For those of you reeling about this prediction, pick your chin up off the ground, dust yourself off and understand that Toronto's balanced attack, more accountable defense corps and reliable goaltending will ultimately be effective. And besides, my methodology for calculating these stats is air tight. It's just science...
No. 10 Playoff Payoff?
Team building...a human pyramid. "Shot gun not on the bottom!"
Gregory Shamus/Getty Images
The Toronto Maple Leafs will keep the surprises coming when they face off against their division rivals, the Buffalo Sabres in the first round and take them in seven games. Leafs mania will inevitably ensue which prompts the mayor of Toronto, Rob Ford, to address plans for the infamous "parade" that Leafs fans have been planning for the last 45 years.
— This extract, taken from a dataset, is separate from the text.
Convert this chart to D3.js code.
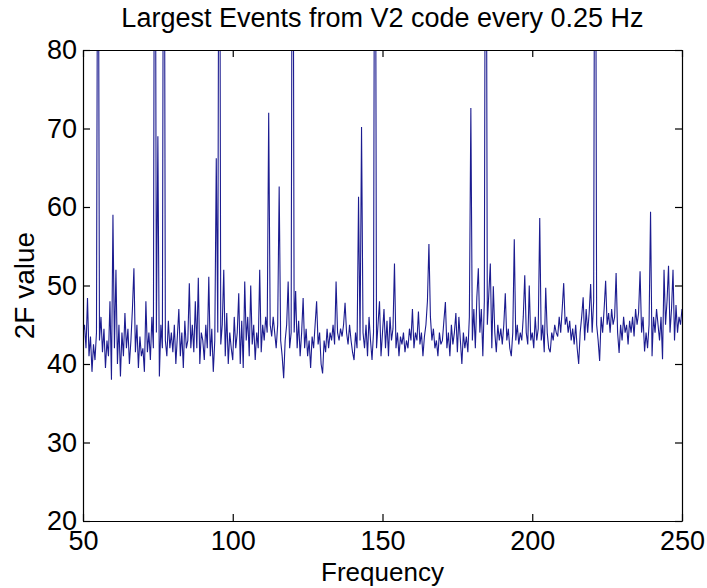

Unfortunately, the Maple Leafs will succumb to the Philadelphia Flyers in six games in the Conference Semifinals, so the parade is put on hold yet again.
As previously noted, these predictions are based on staggeringly accurate systems that may or may not have been confirmed by actual scientists and/or statisticians. But on the outside chance that these predictions don't hold true, what predictions do you have for this 2011-12 Maple Leafs team?
Will Brian Burke’s new additions produce a team worthy of playoff glory or will this version of the Blue and White again fail to keep hockey alive in Toronto well into April? According to Burke, the talent is there; it’s now up to Ron Wilson to prove himself as an effective head coach to motivate this club to the postseason.
Failure certainly does make the prospect of success all the more succulent in Leafsland, however, if by the All-Star break this team has played themselves out of a playoff spot for an eighth consecutive season, expect to see Wilson warming his hands over your local community barrel fire. How's that for a prediction?